Sir Alex Ferguson had to change as the game changed while at United. The Scot was a man welded to his wingers/wide men. He believed in two multi-dimensional players in central midfield and 2 strikers – one of which “dropped in” once in a while during the match.
As the game changed so did he. By the time he built his third all conquering team at United he had gone to a fluid front 3. To make these changes happen he got rid of Roy Keane and Ruud van Nistelrooy and brought in Louis Saha.
The current United squad is top heavy on physicality and athleticism but really short on gifted ball manipulators (as well as Jesse Lingard does, he is not in the class of some elsewhere) but that is a Mourinho template.
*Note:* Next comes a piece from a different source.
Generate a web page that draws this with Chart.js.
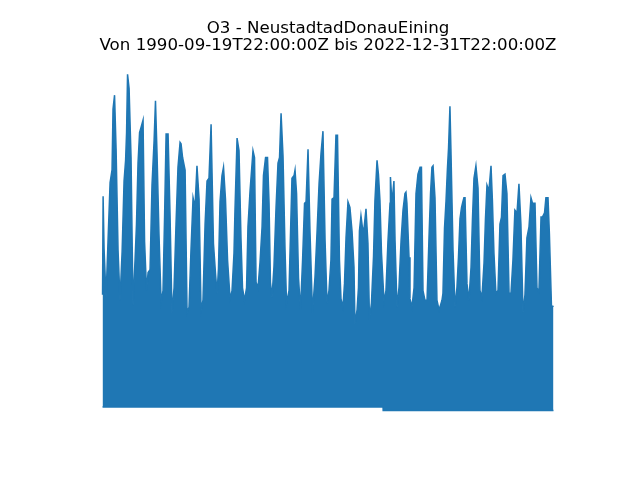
<!DOCTYPE html>
<html>
<head>
<meta charset="utf-8">
<title>O3 - NeustadtadDonauEining</title>
<script src="https://cdn.jsdelivr.net/npm/chart.js@4.4.1/dist/chart.umd.min.js"></script>
<style>
  html, body { margin: 0; padding: 0; background: #ffffff; }
  #chart-box { width: 640px; height: 480px; }
</style>
</head>
<body>
<div id="chart-box"><canvas id="o3-chart" width="640" height="480"></canvas></div>
<script>
// Title lines
const titleLines = [
  "O3 - NeustadtadDonauEining",
  "Von 1990-09-19T22:00:00Z bis 2022-12-31T22:00:00Z",
]

// Upper envelope of the hourly O3 series (decimal year, value)
const upperYears = [
  1990.72, 1990.76, 1990.83, 1990.97, 1991.11, 1991.26, 1991.40, 1991.47, 1991.58, 1991.69,
  1991.83, 1991.97, 1992.12, 1992.26, 1992.37, 1992.44, 1992.51, 1992.62, 1992.76, 1992.90,
  1993.05, 1993.15, 1993.26, 1993.37, 1993.51, 1993.62, 1993.73, 1993.87, 1993.98, 1994.12,
  1994.26, 1994.41, 1994.51, 1994.62, 1994.76, 1994.91, 1995.05, 1995.16, 1995.27, 1995.41,
  1995.55, 1995.69, 1995.84, 1995.98, 1996.12, 1996.27, 1996.34, 1996.45, 1996.63, 1996.77,
  1996.91, 1997.05, 1997.20, 1997.34, 1997.48, 1997.63, 1997.77, 1997.91, 1998.06, 1998.20,
  1998.34, 1998.49, 1998.66, 1998.81, 1998.92, 1999.02, 1999.13, 1999.27, 1999.38, 1999.52,
  1999.67, 1999.85, 1999.99, 2000.13, 2000.20, 2000.35, 2000.49, 2000.63, 2000.74, 2000.88,
  2001.03, 2001.13, 2001.28, 2001.39, 2001.49, 2001.60, 2001.71, 2001.85, 2001.99, 2002.14,
  2002.24, 2002.39, 2002.53, 2002.64, 2002.74, 2002.85, 2002.99, 2003.14, 2003.28, 2003.39,
  2003.50, 2003.64, 2003.78, 2003.89, 2004.07, 2004.18, 2004.28, 2004.43, 2004.50, 2004.61,
  2004.75, 2004.89, 2005.04, 2005.18, 2005.29, 2005.43, 2005.57, 2005.75, 2005.93, 2006.07,
  2006.22, 2006.36, 2006.50, 2006.65, 2006.79, 2006.93, 2007.07, 2007.15, 2007.29, 2007.43,
  2007.54, 2007.61, 2007.68, 2007.79, 2007.93, 2008.04, 2008.15, 2008.29, 2008.43, 2008.58,
  2008.72, 2008.79, 2008.94, 2009.04, 2009.11, 2009.22, 2009.33, 2009.44, 2009.58, 2009.72,
  2009.83, 2009.97, 2010.12, 2010.22, 2010.37, 2010.47, 2010.58, 2010.69, 2010.87, 2011.01,
  2011.15, 2011.30, 2011.33, 2011.44, 2011.58, 2011.66, 2011.80, 2011.94, 2012.09, 2012.23,
  2012.37, 2012.44, 2012.51, 2012.66, 2012.73, 2012.87, 2013.02, 2013.16, 2013.30, 2013.45,
  2013.55, 2013.66, 2013.80, 2013.95, 2014.09, 2014.20, 2014.30, 2014.38, 2014.52, 2014.66,
  2014.81, 2015.02, 2015.09, 2015.20, 2015.31, 2015.41, 2015.49, 2015.59, 2015.66, 2015.81,
  2015.95, 2016.09, 2016.20, 2016.31, 2016.42, 2016.49, 2016.59, 2016.67, 2016.81, 2016.95,
  2017.10, 2017.20, 2017.31, 2017.45, 2017.60, 2017.74, 2017.88, 2018.03, 2018.13, 2018.24,
  2018.38, 2018.53, 2018.63, 2018.74, 2018.88, 2019.03, 2019.17, 2019.28, 2019.39, 2019.53,
  2019.67, 2019.82, 2019.96, 2020.10, 2020.24, 2020.39, 2020.53, 2020.67, 2020.82, 2020.96,
  2021.10, 2021.25, 2021.39, 2021.50, 2021.68, 2021.82, 2021.96, 2022.11, 2022.21, 2022.36,
  2022.46, 2022.61, 2022.71, 2022.86, 2023.00,
]
const upperValues = [
  81, 152, 114, 79, 119, 162, 171, 215, 225, 186,
  113, 77, 112, 163, 178, 198, 240, 230, 180, 73,
  107, 132, 176, 198, 203, 207, 119, 84, 97, 99,
  160, 192, 221, 183, 125, 76, 84, 137, 197, 197,
  140, 68, 86, 132, 173, 191, 190, 180, 171, 68,
  72, 113, 151, 144, 174, 150, 70, 77, 132, 163,
  165, 204, 118, 96, 82, 100, 148, 167, 173, 150,
  106, 78, 84, 111, 142, 194, 185, 122, 86, 77,
  86, 130, 156, 171, 185, 180, 90, 86, 104, 130,
  167, 180, 180, 147, 90, 79, 101, 144, 176, 180,
  212, 181, 115, 75, 84, 127, 165, 167, 171, 154,
  93, 70, 106, 147, 148, 186, 127, 68, 94, 125,
  161, 183, 199, 120, 75, 84, 106, 150, 151, 196,
  196, 151, 106, 78, 72, 89, 122, 148, 144, 127,
  101, 60, 70, 86, 127, 138, 129, 129, 143, 118,
  63, 75, 109, 149, 178, 168, 149, 111, 76, 84,
  119, 147, 166, 147, 163, 120, 72, 86, 120, 142,
  154, 155, 147, 108, 78, 72, 86, 154, 168, 173,
  173, 84, 77, 77, 122, 154, 173, 174, 151, 77,
  70, 77, 82, 129, 149, 172, 187, 217, 186, 113,
  72, 86, 108, 136, 144, 147, 151, 151, 89, 77,
  101, 135, 165, 174, 158, 84, 79, 104, 135, 160,
  156, 174, 149, 111, 82, 84, 132, 137, 167, 168,
  154, 82, 82, 106, 142, 140, 161, 132, 68, 81,
  122, 130, 151, 147, 147, 86, 83, 137, 137, 140,
  151, 151, 125, 72, 73,
]

// Lower envelope (series floor)
const lowerYears = [1990.72, 2010.80, 2010.81, 2023.00]
const lowerValues = [0, 0, -2.5, -2.5]

const lineColor = "#1f77b4"

// Title drawn above the axes, centred on the plot area
const titlePlugin = {
  id: "mplTitle",
  afterDraw(chart) {
    const { ctx, chartArea } = chart
    const cx = (chartArea.left + chartArea.right) / 2
    ctx.save()
    ctx.fillStyle = "#000000"
    ctx.font = "16.67px 'DejaVu Sans'"
    ctx.textAlign = "center"
    ctx.textBaseline = "alphabetic"
    ctx.fillText(titleLines[0], cx, 33)
    ctx.fillText(titleLines[1], cx, 50)
    ctx.restore()
  },
}

const ctx = document.getElementById("o3-chart").getContext("2d")
const o3Chart = new Chart(ctx, {
  type: "line",
  data: {
    datasets: [
      {
        label: "lower",
        data: lowerYears.map((x, i) => ({ x, y: lowerValues[i] })),
        borderColor: lineColor,
        borderWidth: 1.5,
        pointRadius: 0,
        fill: false,
      },
      {
        label: "O3",
        data: upperYears.map((x, i) => ({ x, y: upperValues[i] })),
        borderColor: lineColor,
        backgroundColor: lineColor,
        borderWidth: 1.5,
        pointRadius: 0,
        tension: 0,
        fill: "-1",
      },
    ],
  },
  options: {
    responsive: false,
    animation: false,
    devicePixelRatio: 1,
    layout: {
      padding: { left: 80, right: 64, top: 57.6, bottom: 52.8 },
    },
    scales: {
      x: {
        type: "linear",
        display: false,
        min: 1989.106,
        max: 2024.614,
      },
      y: {
        display: false,
        min: -14.6,
        max: 252.1,
      },
    },
    plugins: {
      legend: { display: false },
      tooltip: { enabled: false },
      title: { display: false },
    },
  },
  plugins: [titlePlugin],
})
</script>
</body>
</html>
In his last title winning season at Chelsea he had Eden Hazard none like the Belgian at United now.
There is always this feeling I get when watching United over the last 3 seasons (including this infant season) that, offensively, they are playing it by the ear. I could not understand the rationale for wanting to get Alexis Sanchez nor for bending over backwards to keep Marouane Fellaini.
“He was excellent the other week stopping Burnley’s aerial threat” some of you will shout. If a club the size of Manchester United needs a footballer as limited on the deck as Fellaini to beat a battle weary Burnley then they have more problems than reported.
Nothing in the summer – with regards to the supposed transfer targets – showed that Mourinho wanted a shift in his style so it means it could be a long season. Man City have the two Silvas and Kevin de Bruyne, Liverpool front 3 can do it all, Spurs have Christian Eriksen, the South Korean, Son Heung-Min, Lucas Moura with Erik Lamela to join when fit, Chelsea have added Mateo Kovacic to a squad that already has Hazard, Willian and Ross Barkley.
Deschamps and France can get away with being obdurate and playing on the counter over 7 matches – 4 of them knock-outs – but it could be a lot harder over 38 matches these days.
If Mourinho is able to win the Premier League title for United this season then he will be “The One Out Of The Bottle” as he described himself that summer of 2004 when he first arrived in England.